* _WHAT TO PRODUCE_
Exactly as written, write out the lines below from the first to the one containing "right=0.9837, top=0.9507, bottom=0.1763)", inclusive. Pictures do not belong in the copy.

* begin *

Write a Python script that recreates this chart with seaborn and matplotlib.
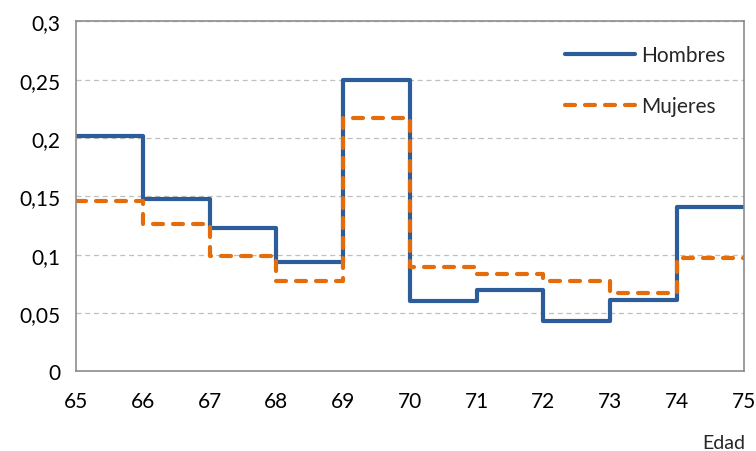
import seaborn as sns
import matplotlib.pyplot as plt
from matplotlib.ticker import FuncFormatter

edades = [65, 66, 67, 68, 69, 70, 71, 72, 73, 74]
hombres = [0.202, 0.148, 0.123, 0.094, 0.250, 0.060, 0.070, 0.043, 0.061, 0.141]
mujeres = [0.146, 0.126, 0.099, 0.077, 0.217, 0.089, 0.083, 0.077, 0.067, 0.097]
yticks = [0, 0.05, 0.1, 0.15, 0.2, 0.25, 0.3]

sns.set_style('white')
plt.rcParams['font.family'] = ['Lato', 'DejaVu Sans']

fig, ax = plt.subplots(figsize=(7.56, 4.52), dpi=100)
fig.subplots_adjust(left=0.1005, right=0.9837, top=0.9507, bottom=0.1763)

# extend last step to the right edge
x = edades + [edades[-1] + 1]
sns.lineplot(x=x, y=hombres + [hombres[-1]], ax=ax, drawstyle='steps-post',
             color='#2C5C99', linewidth=3, label='Hombres')
sns.lineplot(x=x, y=mujeres + [mujeres[-1]], ax=ax, drawstyle='steps-post',
             color='#E46C0A', linewidth=3, linestyle=(0, (2.4, 2.4)),
             dash_capstyle='round', label='Mujeres')

ax.set_xlim(65, 75)
ax.set_ylim(0, 0.3)
ax.set_xticks(range(65, 76))
ax.set_yticks(yticks)
ax.yaxis.set_major_formatter(FuncFormatter(lambda v, p: f'{v:g}'.replace('.', ',')))
ax.grid(axis='y', color='#BFBFBF', linestyle=(0, (4, 3)), linewidth=0.9)
ax.set_axisbelow(True)

for s in ax.spines.values():
    s.set_color('#8C8C8C')
    s.set_linewidth(1.2)
ax.tick_params(axis='both', direction='out', length=6, width=1.2, color='#8C8C8C',
               labelsize=15, colors='black')
ax.tick_params(axis='x', pad=8)
ax.tick_params(axis='y', pad=5)

ax.set_xlabel('')
ax.set_ylabel('')
fig.text(0.957, 0.0, 'Edad', fontsize=14, ha='center', va='bottom')

leg = ax.legend(loc='upper right', frameon=False, fontsize=15, handlelength=3.4,
                handletextpad=0.25, labelspacing=1.5, bbox_to_anchor=(1.0, 0.986))

plt.savefig('out.png', dpi=100)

* end *

* _TASK RESPONSE_
Write a Python script that recreates this chart with seaborn and matplotlib.
import seaborn as sns
import matplotlib.pyplot as plt
from matplotlib.ticker import FuncFormatter

edades = [65, 66, 67, 68, 69, 70, 71, 72, 73, 74]
hombres = [0.202, 0.148, 0.123, 0.094, 0.250, 0.060, 0.070, 0.043, 0.061, 0.141]
mujeres = [0.146, 0.126, 0.099, 0.077, 0.217, 0.089, 0.083, 0.077, 0.067, 0.097]
yticks = [0, 0.05, 0.1, 0.15, 0.2, 0.25, 0.3]

sns.set_style('white')
plt.rcParams['font.family'] = ['Lato', 'DejaVu Sans']

fig, ax = plt.subplots(figsize=(7.56, 4.52), dpi=100)
fig.subplots_adjust(left=0.1005, right=0.9837, top=0.9507, bottom=0.1763)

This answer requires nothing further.